Retype each line exactly. Skip images.

* * *

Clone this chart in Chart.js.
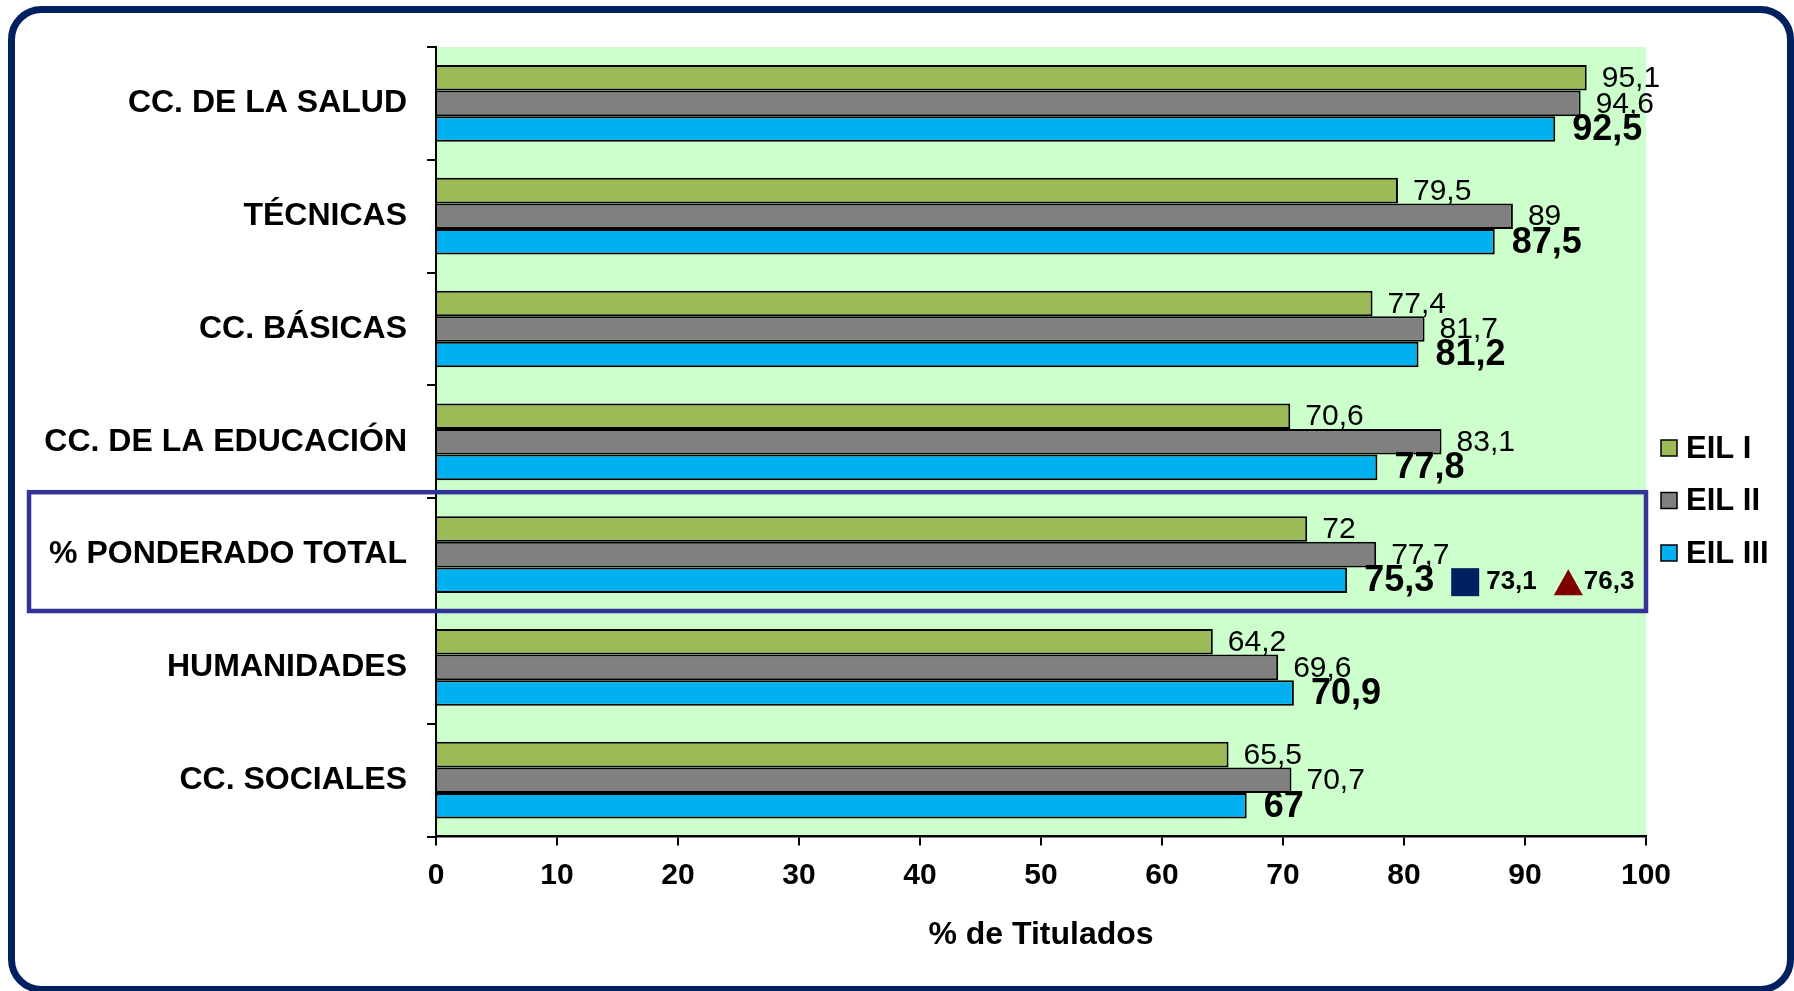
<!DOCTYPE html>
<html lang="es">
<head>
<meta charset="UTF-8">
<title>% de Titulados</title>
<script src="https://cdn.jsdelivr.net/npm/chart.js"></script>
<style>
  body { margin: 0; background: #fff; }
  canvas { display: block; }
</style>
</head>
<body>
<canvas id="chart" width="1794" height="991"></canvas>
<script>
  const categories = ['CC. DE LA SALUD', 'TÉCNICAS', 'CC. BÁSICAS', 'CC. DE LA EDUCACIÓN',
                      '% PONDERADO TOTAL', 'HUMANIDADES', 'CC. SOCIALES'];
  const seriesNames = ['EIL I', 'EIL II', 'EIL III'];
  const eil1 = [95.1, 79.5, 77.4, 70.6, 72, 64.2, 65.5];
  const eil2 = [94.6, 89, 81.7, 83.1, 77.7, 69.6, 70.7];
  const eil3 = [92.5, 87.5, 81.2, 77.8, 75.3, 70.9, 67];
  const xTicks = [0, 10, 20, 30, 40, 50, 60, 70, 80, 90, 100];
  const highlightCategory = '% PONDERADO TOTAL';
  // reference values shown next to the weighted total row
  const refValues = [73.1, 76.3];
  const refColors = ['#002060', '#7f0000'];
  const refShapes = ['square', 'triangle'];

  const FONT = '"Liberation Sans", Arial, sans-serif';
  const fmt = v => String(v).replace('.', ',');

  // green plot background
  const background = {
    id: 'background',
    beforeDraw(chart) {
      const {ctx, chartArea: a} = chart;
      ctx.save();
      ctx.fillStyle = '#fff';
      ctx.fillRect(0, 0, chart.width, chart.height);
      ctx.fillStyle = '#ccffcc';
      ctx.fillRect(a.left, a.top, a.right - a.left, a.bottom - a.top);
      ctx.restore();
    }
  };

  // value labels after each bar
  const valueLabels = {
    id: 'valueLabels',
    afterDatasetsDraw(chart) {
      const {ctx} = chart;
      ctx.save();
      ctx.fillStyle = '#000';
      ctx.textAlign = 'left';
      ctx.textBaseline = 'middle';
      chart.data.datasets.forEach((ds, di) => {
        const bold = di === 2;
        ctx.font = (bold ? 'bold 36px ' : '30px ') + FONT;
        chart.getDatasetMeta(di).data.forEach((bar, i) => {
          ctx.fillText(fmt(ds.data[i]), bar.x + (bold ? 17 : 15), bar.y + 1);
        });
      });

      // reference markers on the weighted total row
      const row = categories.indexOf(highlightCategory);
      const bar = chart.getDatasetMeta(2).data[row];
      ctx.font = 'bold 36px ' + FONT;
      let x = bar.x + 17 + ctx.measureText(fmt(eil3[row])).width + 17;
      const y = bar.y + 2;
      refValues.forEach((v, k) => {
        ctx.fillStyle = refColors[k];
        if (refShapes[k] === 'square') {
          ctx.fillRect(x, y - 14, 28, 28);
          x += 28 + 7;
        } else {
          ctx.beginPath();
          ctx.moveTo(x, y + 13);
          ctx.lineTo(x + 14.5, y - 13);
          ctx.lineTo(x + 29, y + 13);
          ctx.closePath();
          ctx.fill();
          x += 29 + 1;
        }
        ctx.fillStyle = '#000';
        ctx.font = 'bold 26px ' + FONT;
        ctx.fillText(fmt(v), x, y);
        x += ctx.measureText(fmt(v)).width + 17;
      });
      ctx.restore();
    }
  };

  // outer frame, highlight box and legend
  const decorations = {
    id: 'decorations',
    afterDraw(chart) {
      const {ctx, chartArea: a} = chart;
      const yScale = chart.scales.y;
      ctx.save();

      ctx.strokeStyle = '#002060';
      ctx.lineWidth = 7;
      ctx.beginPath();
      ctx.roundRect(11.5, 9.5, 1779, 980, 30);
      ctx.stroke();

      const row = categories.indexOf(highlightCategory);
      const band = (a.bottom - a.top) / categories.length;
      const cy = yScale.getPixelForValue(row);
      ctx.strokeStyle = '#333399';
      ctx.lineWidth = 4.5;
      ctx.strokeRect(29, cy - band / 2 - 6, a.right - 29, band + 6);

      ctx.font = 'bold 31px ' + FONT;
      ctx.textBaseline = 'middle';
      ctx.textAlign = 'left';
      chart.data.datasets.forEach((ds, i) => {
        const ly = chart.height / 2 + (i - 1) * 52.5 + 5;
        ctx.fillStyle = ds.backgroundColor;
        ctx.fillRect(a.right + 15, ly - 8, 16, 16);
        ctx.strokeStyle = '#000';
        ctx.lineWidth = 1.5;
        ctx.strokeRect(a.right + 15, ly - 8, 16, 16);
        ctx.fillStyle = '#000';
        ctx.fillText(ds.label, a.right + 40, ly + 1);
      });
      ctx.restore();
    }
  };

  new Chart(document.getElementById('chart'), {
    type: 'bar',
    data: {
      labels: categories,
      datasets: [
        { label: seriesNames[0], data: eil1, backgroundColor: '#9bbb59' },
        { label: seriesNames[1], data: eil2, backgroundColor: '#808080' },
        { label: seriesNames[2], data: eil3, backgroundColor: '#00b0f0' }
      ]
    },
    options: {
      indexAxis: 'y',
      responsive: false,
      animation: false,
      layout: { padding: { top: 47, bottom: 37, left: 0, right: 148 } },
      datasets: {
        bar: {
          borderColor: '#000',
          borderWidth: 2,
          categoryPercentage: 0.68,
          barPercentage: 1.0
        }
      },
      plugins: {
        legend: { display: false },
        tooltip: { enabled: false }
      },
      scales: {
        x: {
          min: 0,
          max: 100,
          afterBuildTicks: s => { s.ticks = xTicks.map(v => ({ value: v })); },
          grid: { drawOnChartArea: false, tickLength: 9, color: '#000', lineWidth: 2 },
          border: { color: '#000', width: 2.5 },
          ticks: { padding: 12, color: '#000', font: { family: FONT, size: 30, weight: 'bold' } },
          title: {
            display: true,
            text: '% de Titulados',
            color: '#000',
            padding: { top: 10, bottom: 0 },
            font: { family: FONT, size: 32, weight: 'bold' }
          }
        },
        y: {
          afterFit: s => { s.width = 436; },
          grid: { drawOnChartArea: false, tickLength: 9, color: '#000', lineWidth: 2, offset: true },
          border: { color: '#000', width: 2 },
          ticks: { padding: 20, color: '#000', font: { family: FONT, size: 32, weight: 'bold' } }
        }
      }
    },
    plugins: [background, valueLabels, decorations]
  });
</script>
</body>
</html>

* * *

Expected answer ::
Clone this chart in Chart.js.
<!DOCTYPE html>
<html lang="es">
<head>
<meta charset="UTF-8">
<title>% de Titulados</title>
<script src="https://cdn.jsdelivr.net/npm/chart.js"></script>
<style>
  body { margin: 0; background: #fff; }
  canvas { display: block; }
</style>
</head>
<body>
<canvas id="chart" width="1794" height="991"></canvas>
<script>
  const categories = ['CC. DE LA SALUD', 'TÉCNICAS', 'CC. BÁSICAS', 'CC. DE LA EDUCACIÓN',
                      '% PONDERADO TOTAL', 'HUMANIDADES', 'CC. SOCIALES'];
  const seriesNames = ['EIL I', 'EIL II', 'EIL III'];
  const eil1 = [95.1, 79.5, 77.4, 70.6, 72, 64.2, 65.5];
  const eil2 = [94.6, 89, 81.7, 83.1, 77.7, 69.6, 70.7];
  const eil3 = [92.5, 87.5, 81.2, 77.8, 75.3, 70.9, 67];
  const xTicks = [0, 10, 20, 30, 40, 50, 60, 70, 80, 90, 100];
  const highlightCategory = '% PONDERADO TOTAL';
  // reference values shown next to the weighted total row
  const refValues = [73.1, 76.3];
  const refColors = ['#002060', '#7f0000'];
  const refShapes = ['square', 'triangle'];

  const FONT = '"Liberation Sans", Arial, sans-serif';
  const fmt = v => String(v).replace('.', ',');

  // green plot background
  const background = {
    id: 'background',
    beforeDraw(chart) {
      const {ctx, chartArea: a} = chart;
      ctx.save();
      ctx.fillStyle = '#fff';
      ctx.fillRect(0, 0, chart.width, chart.height);
      ctx.fillStyle = '#ccffcc';
      ctx.fillRect(a.left, a.top, a.right - a.left, a.bottom - a.top);
      ctx.restore();
    }
  };

  // value labels after each bar
  const valueLabels = {
    id: 'valueLabels',
    afterDatasetsDraw(chart) {
      const {ctx} = chart;
      ctx.save();
      ctx.fillStyle = '#000';
      ctx.textAlign = 'left';
      ctx.textBaseline = 'middle';
      chart.data.datasets.forEach((ds, di) => {
        const bold = di === 2;
        ctx.font = (bold ? 'bold 36px ' : '30px ') + FONT;
        chart.getDatasetMeta(di).data.forEach((bar, i) => {
          ctx.fillText(fmt(ds.data[i]), bar.x + (bold ? 17 : 15), bar.y + 1);
        });
      });

      // reference markers on the weighted total row
      const row = categories.indexOf(highlightCategory);
      const bar = chart.getDatasetMeta(2).data[row];
      ctx.font = 'bold 36px ' + FONT;
      let x = bar.x + 17 + ctx.measureText(fmt(eil3[row])).width + 17;
      const y = bar.y + 2;
      refValues.forEach((v, k) => {
        ctx.fillStyle = refColors[k];
        if (refShapes[k] === 'square') {
          ctx.fillRect(x, y - 14, 28, 28);
          x += 28 + 7;
        } else {
          ctx.beginPath();
          ctx.moveTo(x, y + 13);
          ctx.lineTo(x + 14.5, y - 13);
          ctx.lineTo(x + 29, y + 13);
          ctx.closePath();
          ctx.fill();
          x += 29 + 1;
        }
        ctx.fillStyle = '#000';
        ctx.font = 'bold 26px ' + FONT;
        ctx.fillText(fmt(v), x, y);
        x += ctx.measureText(fmt(v)).width + 17;
      });
      ctx.restore();
    }
  };

  // outer frame, highlight box and legend
  const decorations = {
    id: 'decorations',
    afterDraw(chart) {
      const {ctx, chartArea: a} = chart;
      const yScale = chart.scales.y;
      ctx.save();

      ctx.strokeStyle = '#002060';
      ctx.lineWidth = 7;
      ctx.beginPath();
      ctx.roundRect(11.5, 9.5, 1779, 980, 30);
      ctx.stroke();

      const row = categories.indexOf(highlightCategory);
      const band = (a.bottom - a.top) / categories.length;
      const cy = yScale.getPixelForValue(row);
      ctx.strokeStyle = '#333399';
      ctx.lineWidth = 4.5;
      ctx.strokeRect(29, cy - band / 2 - 6, a.right - 29, band + 6);

      ctx.font = 'bold 31px ' + FONT;
      ctx.textBaseline = 'middle';
      ctx.textAlign = 'left';
      chart.data.datasets.forEach((ds, i) => {
        const ly = chart.height / 2 + (i - 1) * 52.5 + 5;
        ctx.fillStyle = ds.backgroundColor;
        ctx.fillRect(a.right + 15, ly - 8, 16, 16);
        ctx.strokeStyle = '#000';
        ctx.lineWidth = 1.5;
        ctx.strokeRect(a.right + 15, ly - 8, 16, 16);
        ctx.fillStyle = '#000';
        ctx.fillText(ds.label, a.right + 40, ly + 1);
      });
      ctx.restore();
    }
  };

  new Chart(document.getElementById('chart'), {
    type: 'bar',
    data: {
      labels: categories,
      datasets: [
        { label: seriesNames[0], data: eil1, backgroundColor: '#9bbb59' },
        { label: seriesNames[1], data: eil2, backgroundColor: '#808080' },
        { label: seriesNames[2], data: eil3, backgroundColor: '#00b0f0' }
      ]
    },
    options: {
      indexAxis: 'y',
      responsive: false,
      animation: false,
      layout: { padding: { top: 47, bottom: 37, left: 0, right: 148 } },
      datasets: {
        bar: {
          borderColor: '#000',
          borderWidth: 2,
          categoryPercentage: 0.68,
          barPercentage: 1.0
        }
      },
      plugins: {
        legend: { display: false },
        tooltip: { enabled: false }
      },
      scales: {
        x: {
          min: 0,
          max: 100,
          afterBuildTicks: s => { s.ticks = xTicks.map(v => ({ value: v })); },
          grid: { drawOnChartArea: false, tickLength: 9, color: '#000', lineWidth: 2 },
          border: { color: '#000', width: 2.5 },
          ticks: { padding: 12, color: '#000', font: { family: FONT, size: 30, weight: 'bold' } },
          title: {
            display: true,
            text: '% de Titulados',
            color: '#000',
            padding: { top: 10, bottom: 0 },
            font: { family: FONT, size: 32, weight: 'bold' }
          }
        },
        y: {
          afterFit: s => { s.width = 436; },
          grid: { drawOnChartArea: false, tickLength: 9, color: '#000', lineWidth: 2, offset: true },
          border: { color: '#000', width: 2 },
          ticks: { padding: 20, color: '#000', font: { family: FONT, size: 32, weight: 'bold' } }
        }
      }
    },
    plugins: [background, valueLabels, decorations]
  });
</script>
</body>
</html>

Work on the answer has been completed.